The mercury melts and freezes at temperatures of 356° C. and −39° C., respectively. The mercury exists in the liquid phase at room temperature. The mercury has vapor pressure of about 0.002 mmHg at room temperature, about 0.28 mmHg at 100° C., and about 79 mmHg at 250° C., respectively. The characteristics of the mercury, when temperatures are not uniform in the discharge channels during the mercury vapor diffusion process, causes the mercury vapor to be condensed around the region where a temperature is relatively low, and therefore increases mercury density around the mercury-vapor-condensed region, compared to that of the other region. This prevents the mercury vapor from being uniformly distributed within the fluorescent lamp and therefore prevents the mercury vapor from uniformly emitting light, thus lengthening the aging time in the subsequent aging process. This also causes shortage of mercury vapor around some region within the discharge channels as time goes by after lighting up the fluorescent lamp, thus shortening a lifetime of the fluorescent lamp. According to a conventional method for manufacturing the flat fluorescent lamp, a gas inlet through which the inert gas and the mercury vapor are supplied protrudes from a surface of the flat fluorescent lamp at a right angle to the surface of the flat fluorescent lamp. The protruding gas inlet requires the whole thickness of the back light unit to be larger to protect against the breakage of the gas inlet when combining the fluorescent lamp with the backlight unit. Furthermore, the protruding gas inlet of the flat fluorescent lamp should be kept in the upright position, when air is exhausted from the inside of the flat fluorescent lamp through the gas inlet to keep the inside of the flat fluorescent lamp in vacuum and when the inert gas and the mercury vapor are supplied through the gas inlet. The upright position of the protruding gas inlet requires more occupying space for operation and therefore decreases operating efficiencies.

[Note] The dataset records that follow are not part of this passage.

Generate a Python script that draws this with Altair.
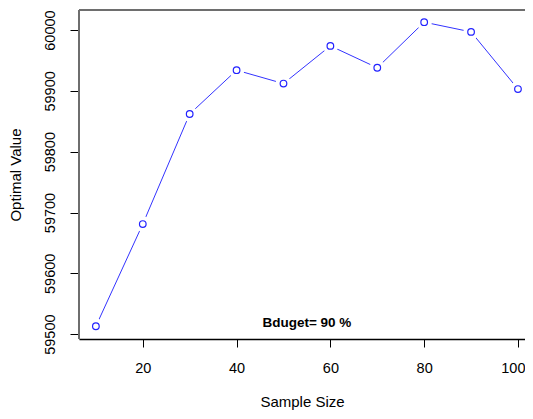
import altair as alt
import pandas as pd

sample_size = [10, 20, 30, 40, 50, 60, 70, 80, 90, 100]
optimal_value = [59513, 59681, 59862, 59934, 59912, 59974, 59938, 60013, 59997, 59903]
x_ticks = [20, 40, 60, 80, 100]
y_ticks = [59500, 59600, 59700, 59800, 59900, 60000]
note_text = ["Bduget= 90 %"]

df = pd.DataFrame({"x": sample_size, "y": optimal_value})

FONT = "Liberation Sans"
W, H = 446, 329

xs = alt.Scale(domain=[6.4, 101.5], nice=False, zero=False)
ys = alt.Scale(domain=[59492, 60033], nice=False, zero=False)

x_enc = alt.X("x:Q", scale=xs, title="Sample Size",
              axis=alt.Axis(values=x_ticks, grid=False, tickSize=8, tickColor="#000",
                            domainColor="#000", domainWidth=1.3, labelFontSize=14.5,
                            labelColor="#000", labelPadding=14, labelFont=FONT,
                            titleFont=FONT, titleFontSize=15, titleFontWeight="normal",
                            titleColor="#000", titlePadding=20, labelFlush=10,
                            labelFlushOffset=7))
y_enc = alt.Y("y:Q", scale=ys, title="Optimal Value",
              axis=alt.Axis(values=y_ticks, grid=False, tickSize=8, tickColor="#000",
                            domain=False, offset=1, labelAngle=-90, labelAlign="center",
                            labelBaseline="bottom", labelFontSize=14.5, labelColor="#000",
                            labelPadding=13, labelFont=FONT, titleFont=FONT,
                            titleFontSize=15, titleFontWeight="normal", titleColor="#000",
                            titlePadding=19, labelFlush=False, format="d"))

one = pd.DataFrame({"a": [0]})
left_edge = alt.Chart(one).mark_rule(color="#6e6e6e", strokeWidth=2).encode(
    x=alt.value(0), y=alt.value(0), y2=alt.value(H))
top_edge = alt.Chart(one).mark_rule(color="#6e6e6e", strokeWidth=2).encode(
    x=alt.value(0), x2=alt.value(W), y=alt.value(0))

base = alt.Chart(df)
line = base.mark_line(color="#3333FF", strokeWidth=1).encode(x=x_enc, y=y_enc)
mask = base.mark_point(shape="circle", filled=True, color="white", opacity=1, size=240).encode(x="x:Q", y="y:Q")
pts = base.mark_point(shape="circle", filled=False, color="#2222FF", size=44, strokeWidth=1.2, opacity=1).encode(x="x:Q", y="y:Q")

note = alt.Chart(pd.DataFrame({"t": note_text})).mark_text(
    font=FONT, fontSize=13.5, fontWeight="bold", color="#000"
).encode(x=alt.datum(55), y=alt.datum(59518), text="t:N")

chart = alt.layer(line, mask, pts, note, left_edge, top_edge).properties(
    width=W, height=H,
    autosize=alt.AutoSizeParams(type="none"),
    padding={"left": 71, "top": 2, "right": 0, "bottom": 72},
).configure_view(stroke=None).configure(background="white")

chart.save("out.html", embed_options={"renderer": "svg", "actions": False})
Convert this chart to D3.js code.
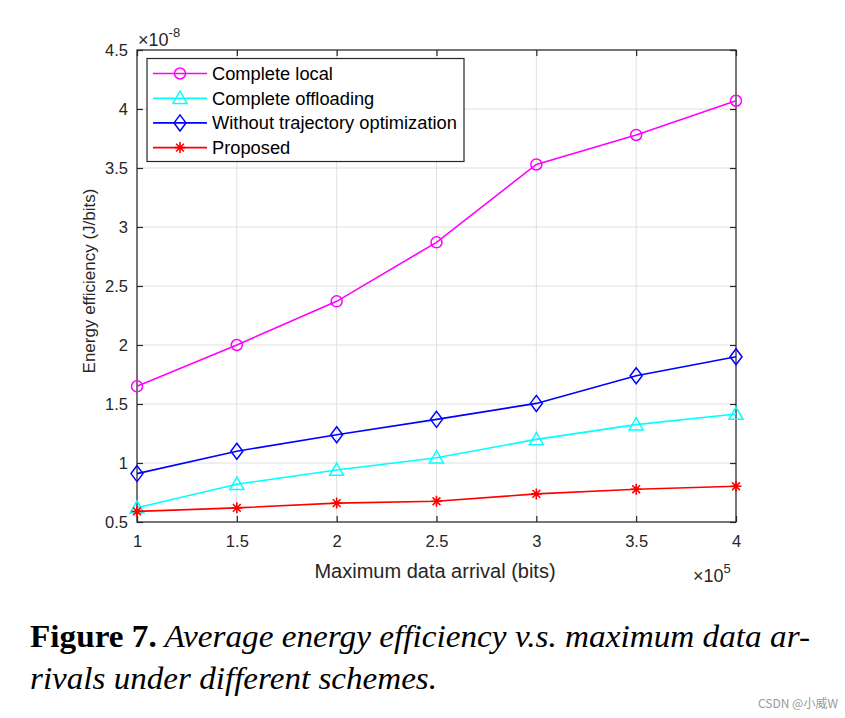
<!DOCTYPE html>
<html><head><meta charset="utf-8">
<script src="https://cdn.jsdelivr.net/npm/d3@7"></script>
<style>body{margin:0;background:#fff}</style>
</head><body>
<svg id="c" width="845" height="718"></svg>
<script>
const xValues = [1, 1.5, 2, 2.5, 3, 3.5, 4];
const completeLocal = [1.65, 2.00, 2.37, 2.87, 3.53, 3.78, 4.07];
const completeOffloading = [0.62, 0.82, 0.94, 1.045, 1.20, 1.325, 1.415];
const withoutTrajectory = [0.91, 1.10, 1.24, 1.37, 1.505, 1.74, 1.90];
const proposed = [0.59, 0.62, 0.66, 0.676, 0.738, 0.778, 0.803];
const xTicks = [1, 1.5, 2, 2.5, 3, 3.5, 4];
const yTicks = [0.5, 1, 1.5, 2, 2.5, 3, 3.5, 4, 4.5];
const seriesNames = ["Complete local", "Complete offloading", "Without trajectory optimization", "Proposed"];

const series = [
  {name: seriesNames[0], values: completeLocal, color: "#ff00ff", marker: "circle"},
  {name: seriesNames[1], values: completeOffloading, color: "#00ffff", marker: "triangle"},
  {name: seriesNames[2], values: withoutTrajectory, color: "#0000ff", marker: "diamond"},
  {name: seriesNames[3], values: proposed, color: "#ff0000", marker: "star"}
];

const svg = d3.select("#c");
const L = 137, R = 736, T = 50, B = 522;
const x = d3.scaleLinear().domain([1, 4]).range([L, R]);
const y = d3.scaleLinear().domain([0.5, 4.5]).range([B, T]);
const font = "'Liberation Sans', Arial, sans-serif";
const axisColor = "#262626";

// grid
const g = svg.append("g");
g.selectAll(".vx").data(xTicks).enter().append("line")
  .attr("x1", d => x(d)).attr("x2", d => x(d)).attr("y1", T).attr("y2", B)
  .attr("stroke", "#dfdfdf").attr("stroke-width", 1);
g.selectAll(".hy").data(yTicks).enter().append("line")
  .attr("y1", d => y(d)).attr("y2", d => y(d)).attr("x1", L).attr("x2", R)
  .attr("stroke", "#dfdfdf").attr("stroke-width", 1);

// axes
function styleAxis(sel) {
  sel.selectAll("path").remove();
  sel.selectAll("line").attr("stroke", axisColor).attr("stroke-width", 1.2);
  sel.selectAll("text").attr("fill", axisColor).attr("font-family", font).attr("font-size", 16.5);
}
const ax = svg.append("g").attr("transform", `translate(0,${B})`)
  .call(d3.axisBottom(x).tickValues(xTicks).tickFormat(d3.format("")).tickSizeInner(-6).tickPadding(13));
styleAxis(ax);
const axTop = svg.append("g").attr("transform", `translate(0,${T})`)
  .call(d3.axisTop(x).tickValues(xTicks).tickFormat("").tickSizeInner(-6));
styleAxis(axTop);
const ay = svg.append("g").attr("transform", `translate(${L},0)`)
  .call(d3.axisLeft(y).tickValues(yTicks).tickFormat(d3.format("")).tickSizeInner(-6).tickPadding(9));
styleAxis(ay);
const ayR = svg.append("g").attr("transform", `translate(${R},0)`)
  .call(d3.axisRight(y).tickValues(yTicks).tickFormat("").tickSizeInner(-6));
styleAxis(ayR);
svg.append("rect").attr("x", L).attr("y", T).attr("width", R - L).attr("height", B - T)
  .attr("fill", "none").attr("stroke", axisColor).attr("stroke-width", 1.2);

// markers
function drawMarker(sel, type, color, cx, cy) {
  if (type === "circle") {
    sel.append("circle").attr("cx", cx).attr("cy", cy).attr("r", 5.5)
      .attr("fill", "none").attr("stroke", color).attr("stroke-width", 1.5);
  } else if (type === "triangle") {
    const s = 7;
    sel.append("path").attr("d", `M${cx},${cy - s} L${cx + s},${cy + s * 0.75} L${cx - s},${cy + s * 0.75} Z`)
      .attr("fill", "none").attr("stroke", color).attr("stroke-width", 1.5);
  } else if (type === "diamond") {
    const w = 6, h = 8;
    sel.append("path").attr("d", `M${cx},${cy - h} L${cx + w},${cy} L${cx},${cy + h} L${cx - w},${cy} Z`)
      .attr("fill", "none").attr("stroke", color).attr("stroke-width", 1.5);
  } else {
    const s = 5.5;
    let d = "";
    for (let k = 0; k < 4; k++) {
      const a = k * Math.PI / 4;
      d += `M${cx - s * Math.cos(a)},${cy - s * Math.sin(a)} L${cx + s * Math.cos(a)},${cy + s * Math.sin(a)} `;
    }
    sel.append("path").attr("d", d).attr("stroke", color).attr("stroke-width", 1.6).attr("fill", "none");
  }
}

const line = d3.line().x((d, i) => x(xValues[i])).y(d => y(d));
series.forEach(s => {
  svg.append("path").datum(s.values).attr("d", line)
    .attr("fill", "none").attr("stroke", s.color).attr("stroke-width", 1.6);
  const mg = svg.append("g");
  s.values.forEach((v, i) => drawMarker(mg, s.marker, s.color, x(xValues[i]), y(v)));
});

// legend
const lg = svg.append("g");
lg.append("rect").attr("x", 147).attr("y", 58.5).attr("width", 317).attr("height", 103)
  .attr("fill", "#fff").attr("stroke", axisColor).attr("stroke-width", 1.2);
series.forEach((s, i) => {
  const yy = 73.5 + i * 24.7;
  lg.append("line").attr("x1", 153).attr("x2", 207).attr("y1", yy).attr("y2", yy)
    .attr("stroke", s.color).attr("stroke-width", 1.6);
  drawMarker(lg, s.marker, s.color, 180, yy);
  lg.append("text").attr("x", 212).attr("y", yy + 6.5).text(s.name)
    .attr("font-family", font).attr("font-size", 18.3).attr("fill", "#000");
});

// axis labels
svg.append("text").attr("x", 435).attr("y", 578).attr("text-anchor", "middle")
  .attr("font-family", font).attr("font-size", 20).attr("fill", axisColor)
  .text("Maximum data arrival (bits)");
svg.append("text").attr("transform", `translate(95,281) rotate(-90)`).attr("text-anchor", "middle")
  .attr("font-family", font).attr("font-size", 17).attr("fill", axisColor)
  .text("Energy efficiency (J/bits)");

// exponents
const e1 = svg.append("text").attr("x", 693).attr("y", 582).attr("font-family", font).attr("font-size", 18).attr("fill", axisColor);
e1.append("tspan").text("×10");
e1.append("tspan").attr("dy", -9).attr("font-size", 13).text("5");
const e2 = svg.append("text").attr("x", 138).attr("y", 46).attr("font-family", font).attr("font-size", 18).attr("fill", axisColor);
e2.append("tspan").text("×10");
e2.append("tspan").attr("dy", -9).attr("font-size", 13).text("-8");

// caption
const serif = "'Liberation Serif', 'Times New Roman', serif";
const c1 = svg.append("text").attr("x", 30).attr("y", 647).attr("font-family", serif).attr("font-size", 31)
  .attr("fill", "#000").attr("textLength", 780).attr("lengthAdjust", "spacingAndGlyphs");
c1.append("tspan").attr("font-weight", "bold").text("Figure 7.");
c1.append("tspan").attr("font-style", "italic").text(" Average energy efficiency v.s. maximum data ar-");
svg.append("text").attr("x", 30).attr("y", 689).attr("font-family", serif).attr("font-size", 31)
  .attr("font-style", "italic").attr("fill", "#000").attr("textLength", 407).attr("lengthAdjust", "spacingAndGlyphs")
  .text("rivals under different schemes.");

svg.append("text").attr("x", 838).attr("y", 708).attr("text-anchor", "end")
  .attr("font-family", "'Noto Sans CJK SC', sans-serif").attr("font-size", 12).attr("fill", "#999")
  .text("CSDN @小威W");
</script>
</body></html>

According to another conventional method for manufacturing the flat fluorescent lamp, an exhaust pipe protrudes from any of sides and surfaces of the flat fluorescent lamp. The property of glass to expand in all directions due to high temperature in the furnace during the exhaustion process prevents the exhaust pipe, which is made of the glass, from maintaining an original position of the exhaust pipe and therefore causes the exhaust pipe to suffer from breakage.